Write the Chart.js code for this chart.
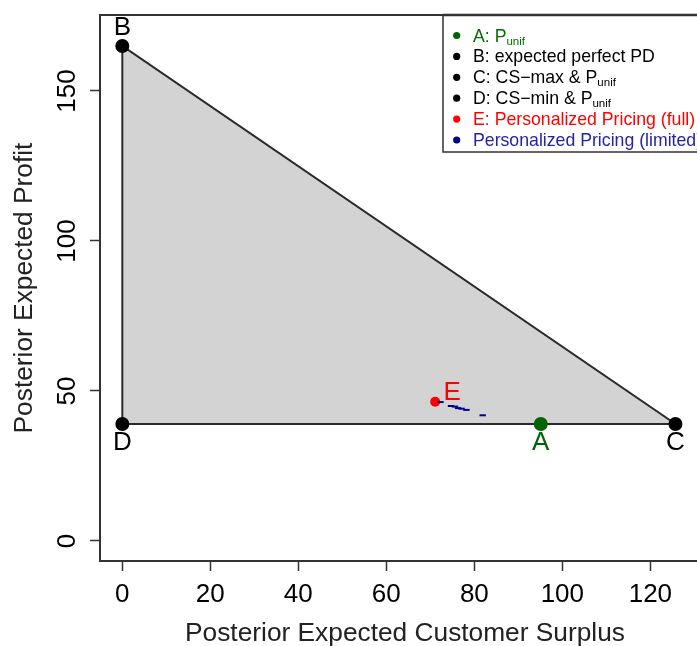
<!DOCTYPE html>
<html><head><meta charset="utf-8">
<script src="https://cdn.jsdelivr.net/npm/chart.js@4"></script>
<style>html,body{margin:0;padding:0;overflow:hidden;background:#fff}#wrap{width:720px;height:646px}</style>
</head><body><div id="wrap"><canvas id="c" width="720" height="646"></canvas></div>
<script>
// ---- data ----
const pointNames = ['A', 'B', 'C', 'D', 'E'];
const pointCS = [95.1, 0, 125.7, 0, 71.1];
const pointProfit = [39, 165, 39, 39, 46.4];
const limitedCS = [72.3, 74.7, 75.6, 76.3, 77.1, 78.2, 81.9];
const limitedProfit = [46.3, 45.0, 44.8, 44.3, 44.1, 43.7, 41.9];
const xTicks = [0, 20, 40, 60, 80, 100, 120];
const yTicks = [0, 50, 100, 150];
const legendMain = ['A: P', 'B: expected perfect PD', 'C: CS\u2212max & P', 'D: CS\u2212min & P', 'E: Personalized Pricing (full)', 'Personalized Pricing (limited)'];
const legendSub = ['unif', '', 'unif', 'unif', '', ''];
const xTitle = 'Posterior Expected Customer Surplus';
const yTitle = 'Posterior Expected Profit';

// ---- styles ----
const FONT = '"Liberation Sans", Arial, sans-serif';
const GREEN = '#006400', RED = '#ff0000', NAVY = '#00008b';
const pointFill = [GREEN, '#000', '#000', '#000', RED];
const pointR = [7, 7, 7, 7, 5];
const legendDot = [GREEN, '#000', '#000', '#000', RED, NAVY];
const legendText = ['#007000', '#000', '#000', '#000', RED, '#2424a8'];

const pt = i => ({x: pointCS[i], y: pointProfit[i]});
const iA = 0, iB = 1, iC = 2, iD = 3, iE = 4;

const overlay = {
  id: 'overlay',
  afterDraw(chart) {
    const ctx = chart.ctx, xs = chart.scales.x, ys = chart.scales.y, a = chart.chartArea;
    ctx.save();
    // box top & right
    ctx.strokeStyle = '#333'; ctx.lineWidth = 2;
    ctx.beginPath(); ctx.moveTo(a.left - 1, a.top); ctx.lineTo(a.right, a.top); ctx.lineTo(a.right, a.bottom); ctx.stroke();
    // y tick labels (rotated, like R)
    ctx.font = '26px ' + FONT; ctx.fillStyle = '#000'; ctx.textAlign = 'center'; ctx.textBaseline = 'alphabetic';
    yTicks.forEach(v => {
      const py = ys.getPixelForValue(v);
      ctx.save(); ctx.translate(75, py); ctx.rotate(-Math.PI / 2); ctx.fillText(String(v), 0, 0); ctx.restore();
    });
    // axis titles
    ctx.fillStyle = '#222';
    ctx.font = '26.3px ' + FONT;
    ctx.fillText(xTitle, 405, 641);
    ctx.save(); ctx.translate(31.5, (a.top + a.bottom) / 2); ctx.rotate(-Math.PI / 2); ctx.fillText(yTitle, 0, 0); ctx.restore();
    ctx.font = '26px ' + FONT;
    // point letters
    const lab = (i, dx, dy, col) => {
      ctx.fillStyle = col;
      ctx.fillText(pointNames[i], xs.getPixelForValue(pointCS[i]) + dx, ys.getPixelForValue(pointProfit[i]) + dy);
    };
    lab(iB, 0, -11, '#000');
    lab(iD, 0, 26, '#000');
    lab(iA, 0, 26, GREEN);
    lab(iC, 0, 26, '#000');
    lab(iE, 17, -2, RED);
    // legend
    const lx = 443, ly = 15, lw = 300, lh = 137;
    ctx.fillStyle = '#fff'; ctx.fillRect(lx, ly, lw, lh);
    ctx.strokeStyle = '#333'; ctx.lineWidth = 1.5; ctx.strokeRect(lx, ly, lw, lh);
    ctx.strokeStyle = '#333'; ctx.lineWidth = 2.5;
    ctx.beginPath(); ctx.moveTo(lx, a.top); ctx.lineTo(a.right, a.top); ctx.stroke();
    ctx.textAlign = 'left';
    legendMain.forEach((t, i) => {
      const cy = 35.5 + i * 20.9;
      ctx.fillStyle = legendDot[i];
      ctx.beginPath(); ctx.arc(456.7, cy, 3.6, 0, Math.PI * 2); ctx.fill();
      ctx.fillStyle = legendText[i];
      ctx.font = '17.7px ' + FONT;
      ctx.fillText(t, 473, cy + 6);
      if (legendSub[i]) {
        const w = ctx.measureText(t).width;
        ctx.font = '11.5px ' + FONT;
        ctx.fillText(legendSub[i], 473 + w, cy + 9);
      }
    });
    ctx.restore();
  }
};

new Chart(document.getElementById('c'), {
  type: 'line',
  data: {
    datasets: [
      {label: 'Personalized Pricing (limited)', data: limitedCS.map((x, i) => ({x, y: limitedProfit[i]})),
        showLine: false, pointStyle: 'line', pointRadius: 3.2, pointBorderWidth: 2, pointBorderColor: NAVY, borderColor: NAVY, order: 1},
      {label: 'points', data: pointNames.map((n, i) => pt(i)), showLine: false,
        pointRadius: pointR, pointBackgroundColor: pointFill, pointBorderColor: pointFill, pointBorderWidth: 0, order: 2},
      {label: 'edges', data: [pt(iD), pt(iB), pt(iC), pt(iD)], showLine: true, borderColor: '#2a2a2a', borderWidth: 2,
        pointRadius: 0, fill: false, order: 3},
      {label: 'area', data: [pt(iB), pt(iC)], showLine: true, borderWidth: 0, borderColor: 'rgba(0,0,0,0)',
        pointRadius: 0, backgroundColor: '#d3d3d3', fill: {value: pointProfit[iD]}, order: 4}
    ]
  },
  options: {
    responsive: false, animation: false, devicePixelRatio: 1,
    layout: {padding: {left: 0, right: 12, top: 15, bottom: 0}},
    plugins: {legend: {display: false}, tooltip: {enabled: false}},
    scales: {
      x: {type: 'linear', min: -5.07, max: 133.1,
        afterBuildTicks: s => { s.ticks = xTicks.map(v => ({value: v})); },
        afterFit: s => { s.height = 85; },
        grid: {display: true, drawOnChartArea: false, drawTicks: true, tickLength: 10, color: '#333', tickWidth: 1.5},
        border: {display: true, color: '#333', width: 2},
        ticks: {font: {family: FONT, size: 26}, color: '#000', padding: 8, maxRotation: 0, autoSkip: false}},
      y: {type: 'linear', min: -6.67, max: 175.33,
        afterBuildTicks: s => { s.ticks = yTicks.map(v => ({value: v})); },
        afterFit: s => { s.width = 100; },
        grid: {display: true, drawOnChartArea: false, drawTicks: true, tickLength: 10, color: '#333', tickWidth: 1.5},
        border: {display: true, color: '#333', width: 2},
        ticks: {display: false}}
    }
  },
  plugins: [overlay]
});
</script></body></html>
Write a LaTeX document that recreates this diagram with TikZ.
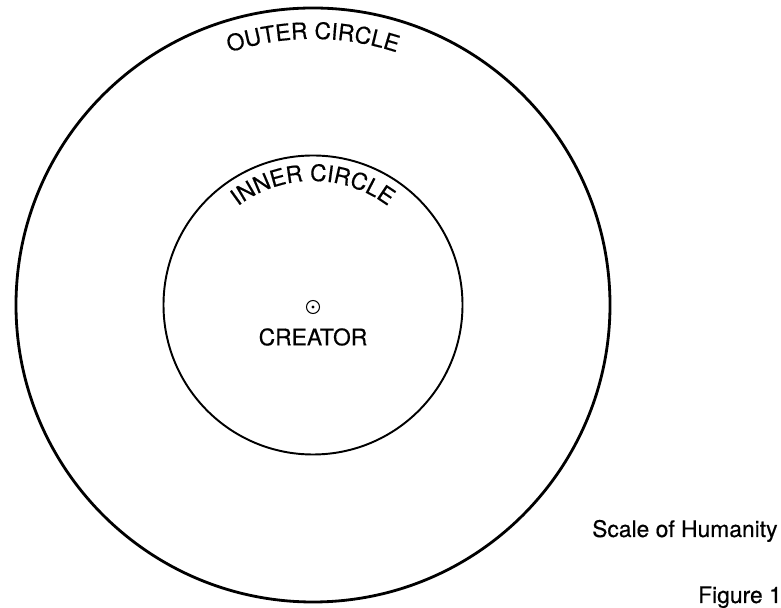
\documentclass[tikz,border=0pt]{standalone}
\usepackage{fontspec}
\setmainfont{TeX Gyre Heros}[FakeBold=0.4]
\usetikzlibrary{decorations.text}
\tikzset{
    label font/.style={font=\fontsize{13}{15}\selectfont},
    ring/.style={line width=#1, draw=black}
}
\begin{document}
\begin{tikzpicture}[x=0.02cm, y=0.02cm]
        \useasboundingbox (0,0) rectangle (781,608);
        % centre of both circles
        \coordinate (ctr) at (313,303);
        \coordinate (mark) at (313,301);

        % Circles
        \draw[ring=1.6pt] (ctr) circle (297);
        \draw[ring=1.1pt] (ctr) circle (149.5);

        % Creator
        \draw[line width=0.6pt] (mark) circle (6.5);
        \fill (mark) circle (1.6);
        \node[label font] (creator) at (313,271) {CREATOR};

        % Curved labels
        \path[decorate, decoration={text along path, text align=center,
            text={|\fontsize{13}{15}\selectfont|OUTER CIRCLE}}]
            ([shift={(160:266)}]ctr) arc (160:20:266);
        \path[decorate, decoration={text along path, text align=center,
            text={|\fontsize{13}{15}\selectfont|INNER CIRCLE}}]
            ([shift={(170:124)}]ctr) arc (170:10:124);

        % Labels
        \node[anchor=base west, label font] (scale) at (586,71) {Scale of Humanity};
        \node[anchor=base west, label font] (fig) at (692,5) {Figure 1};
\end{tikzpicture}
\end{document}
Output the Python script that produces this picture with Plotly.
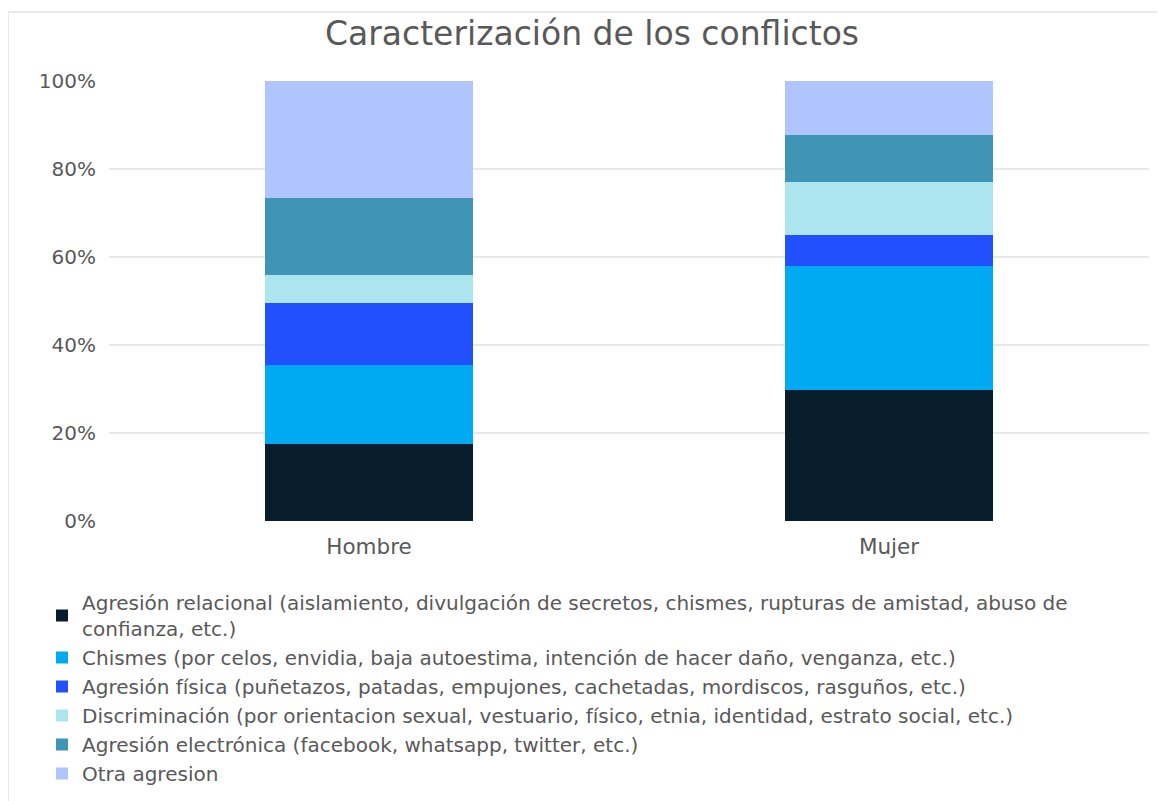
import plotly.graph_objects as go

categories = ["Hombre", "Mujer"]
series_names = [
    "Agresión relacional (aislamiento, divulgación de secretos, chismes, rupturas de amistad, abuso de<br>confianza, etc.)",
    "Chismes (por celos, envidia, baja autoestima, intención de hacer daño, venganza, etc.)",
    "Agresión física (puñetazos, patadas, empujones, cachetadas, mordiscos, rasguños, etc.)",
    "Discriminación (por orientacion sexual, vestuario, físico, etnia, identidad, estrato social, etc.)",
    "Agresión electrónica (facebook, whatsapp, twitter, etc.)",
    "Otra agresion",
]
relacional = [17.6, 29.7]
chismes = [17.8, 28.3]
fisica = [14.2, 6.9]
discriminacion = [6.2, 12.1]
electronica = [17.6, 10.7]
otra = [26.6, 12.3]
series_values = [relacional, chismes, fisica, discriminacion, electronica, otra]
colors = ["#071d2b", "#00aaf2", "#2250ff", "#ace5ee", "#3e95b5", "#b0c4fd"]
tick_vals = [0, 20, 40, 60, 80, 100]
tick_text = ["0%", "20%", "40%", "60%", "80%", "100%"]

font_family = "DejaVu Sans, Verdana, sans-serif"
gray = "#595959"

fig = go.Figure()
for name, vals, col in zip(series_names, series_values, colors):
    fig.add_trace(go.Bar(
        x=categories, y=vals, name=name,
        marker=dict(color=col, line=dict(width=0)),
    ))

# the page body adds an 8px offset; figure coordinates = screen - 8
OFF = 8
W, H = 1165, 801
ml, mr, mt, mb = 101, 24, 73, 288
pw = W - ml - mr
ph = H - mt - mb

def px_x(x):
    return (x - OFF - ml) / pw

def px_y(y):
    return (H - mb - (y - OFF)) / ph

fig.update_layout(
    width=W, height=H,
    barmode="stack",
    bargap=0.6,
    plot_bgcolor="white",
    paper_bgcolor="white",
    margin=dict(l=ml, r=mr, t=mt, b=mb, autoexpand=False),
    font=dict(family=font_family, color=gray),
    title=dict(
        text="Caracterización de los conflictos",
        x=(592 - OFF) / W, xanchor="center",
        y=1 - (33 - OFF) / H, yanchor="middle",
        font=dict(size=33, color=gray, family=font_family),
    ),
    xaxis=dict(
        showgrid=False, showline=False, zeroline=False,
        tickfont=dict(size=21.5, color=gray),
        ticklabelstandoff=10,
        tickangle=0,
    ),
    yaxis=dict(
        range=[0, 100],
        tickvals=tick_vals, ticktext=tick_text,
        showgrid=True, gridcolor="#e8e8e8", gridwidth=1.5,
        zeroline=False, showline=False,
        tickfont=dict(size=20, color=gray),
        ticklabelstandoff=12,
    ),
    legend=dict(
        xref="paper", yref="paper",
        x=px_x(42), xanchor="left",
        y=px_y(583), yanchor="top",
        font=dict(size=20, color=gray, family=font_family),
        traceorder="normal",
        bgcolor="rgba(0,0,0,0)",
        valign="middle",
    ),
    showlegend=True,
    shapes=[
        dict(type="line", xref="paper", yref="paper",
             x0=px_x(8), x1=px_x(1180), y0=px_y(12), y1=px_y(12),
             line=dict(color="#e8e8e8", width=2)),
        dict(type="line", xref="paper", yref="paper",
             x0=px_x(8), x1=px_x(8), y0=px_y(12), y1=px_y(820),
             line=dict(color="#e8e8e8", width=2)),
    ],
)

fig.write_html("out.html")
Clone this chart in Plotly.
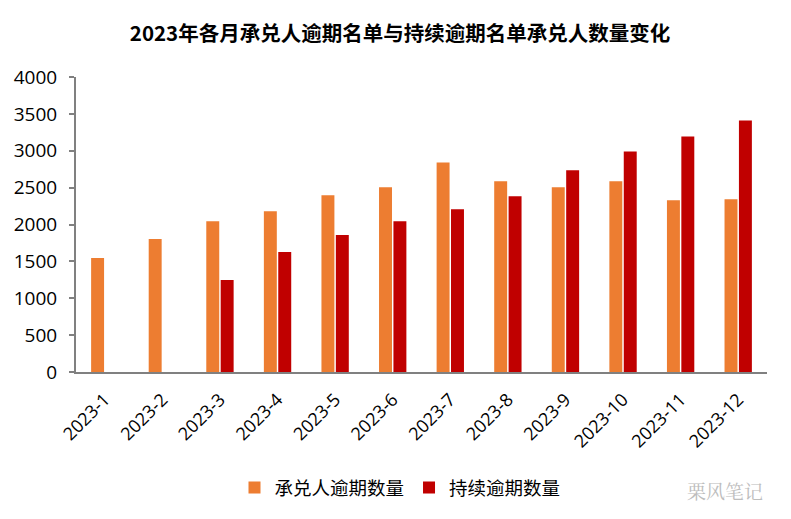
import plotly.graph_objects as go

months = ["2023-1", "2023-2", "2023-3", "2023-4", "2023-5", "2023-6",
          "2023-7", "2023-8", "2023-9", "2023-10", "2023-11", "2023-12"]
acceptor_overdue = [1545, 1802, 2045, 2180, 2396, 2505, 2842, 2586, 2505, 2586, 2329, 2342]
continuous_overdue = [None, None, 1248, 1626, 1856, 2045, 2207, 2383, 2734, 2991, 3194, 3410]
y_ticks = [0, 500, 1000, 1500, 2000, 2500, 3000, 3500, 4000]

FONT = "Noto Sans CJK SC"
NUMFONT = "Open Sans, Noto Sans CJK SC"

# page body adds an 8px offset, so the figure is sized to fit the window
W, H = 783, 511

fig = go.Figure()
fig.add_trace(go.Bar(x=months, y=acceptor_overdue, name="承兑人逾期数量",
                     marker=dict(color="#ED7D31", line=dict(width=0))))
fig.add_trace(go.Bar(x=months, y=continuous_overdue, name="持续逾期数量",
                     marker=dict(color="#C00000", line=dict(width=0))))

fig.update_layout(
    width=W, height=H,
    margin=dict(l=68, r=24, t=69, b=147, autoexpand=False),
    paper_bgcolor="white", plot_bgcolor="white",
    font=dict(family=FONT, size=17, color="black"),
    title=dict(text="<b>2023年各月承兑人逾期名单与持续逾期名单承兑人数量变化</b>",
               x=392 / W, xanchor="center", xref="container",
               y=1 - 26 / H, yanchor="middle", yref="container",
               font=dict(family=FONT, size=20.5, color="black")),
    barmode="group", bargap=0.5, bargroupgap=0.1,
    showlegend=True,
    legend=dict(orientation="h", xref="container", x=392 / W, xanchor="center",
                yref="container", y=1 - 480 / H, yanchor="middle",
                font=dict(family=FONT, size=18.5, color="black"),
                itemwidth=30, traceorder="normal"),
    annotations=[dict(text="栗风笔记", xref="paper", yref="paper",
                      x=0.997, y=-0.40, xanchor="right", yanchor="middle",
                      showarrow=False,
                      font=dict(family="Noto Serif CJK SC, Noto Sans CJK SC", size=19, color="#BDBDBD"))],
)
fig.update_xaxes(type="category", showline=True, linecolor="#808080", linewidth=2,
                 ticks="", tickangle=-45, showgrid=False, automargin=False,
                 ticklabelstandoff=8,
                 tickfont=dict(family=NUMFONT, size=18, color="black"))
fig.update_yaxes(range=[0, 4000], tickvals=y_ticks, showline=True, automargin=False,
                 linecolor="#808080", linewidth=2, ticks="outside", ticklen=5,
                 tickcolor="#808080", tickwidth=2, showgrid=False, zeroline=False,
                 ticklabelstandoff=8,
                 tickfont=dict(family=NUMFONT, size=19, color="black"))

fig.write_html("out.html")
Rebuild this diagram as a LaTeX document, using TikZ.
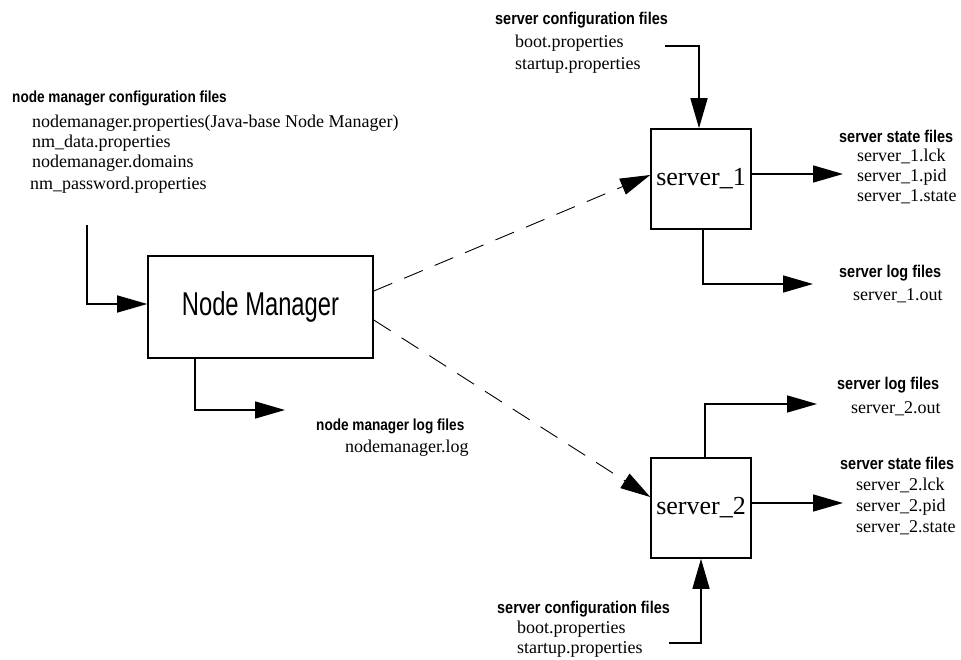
──────────────────────────────
• [Direction] With the pictures removed from your copy, retype the lines above from the one that contains "Output the Python" through the one that contains "return (x - OFF - ml) / pw", exactly.

• [Solved problem]
Output the Python script that produces this picture with Plotly.
import plotly.graph_objects as go

categories = ["Hombre", "Mujer"]
series_names = [
    "Agresión relacional (aislamiento, divulgación de secretos, chismes, rupturas de amistad, abuso de<br>confianza, etc.)",
    "Chismes (por celos, envidia, baja autoestima, intención de hacer daño, venganza, etc.)",
    "Agresión física (puñetazos, patadas, empujones, cachetadas, mordiscos, rasguños, etc.)",
    "Discriminación (por orientacion sexual, vestuario, físico, etnia, identidad, estrato social, etc.)",
    "Agresión electrónica (facebook, whatsapp, twitter, etc.)",
    "Otra agresion",
]
relacional = [17.6, 29.7]
chismes = [17.8, 28.3]
fisica = [14.2, 6.9]
discriminacion = [6.2, 12.1]
electronica = [17.6, 10.7]
otra = [26.6, 12.3]
series_values = [relacional, chismes, fisica, discriminacion, electronica, otra]
colors = ["#071d2b", "#00aaf2", "#2250ff", "#ace5ee", "#3e95b5", "#b0c4fd"]
tick_vals = [0, 20, 40, 60, 80, 100]
tick_text = ["0%", "20%", "40%", "60%", "80%", "100%"]

font_family = "DejaVu Sans, Verdana, sans-serif"
gray = "#595959"

fig = go.Figure()
for name, vals, col in zip(series_names, series_values, colors):
    fig.add_trace(go.Bar(
        x=categories, y=vals, name=name,
        marker=dict(color=col, line=dict(width=0)),
    ))

# the page body adds an 8px offset; figure coordinates = screen - 8
OFF = 8
W, H = 1165, 801
ml, mr, mt, mb = 101, 24, 73, 288
pw = W - ml - mr
ph = H - mt - mb

def px_x(x):
    return (x - OFF - ml) / pw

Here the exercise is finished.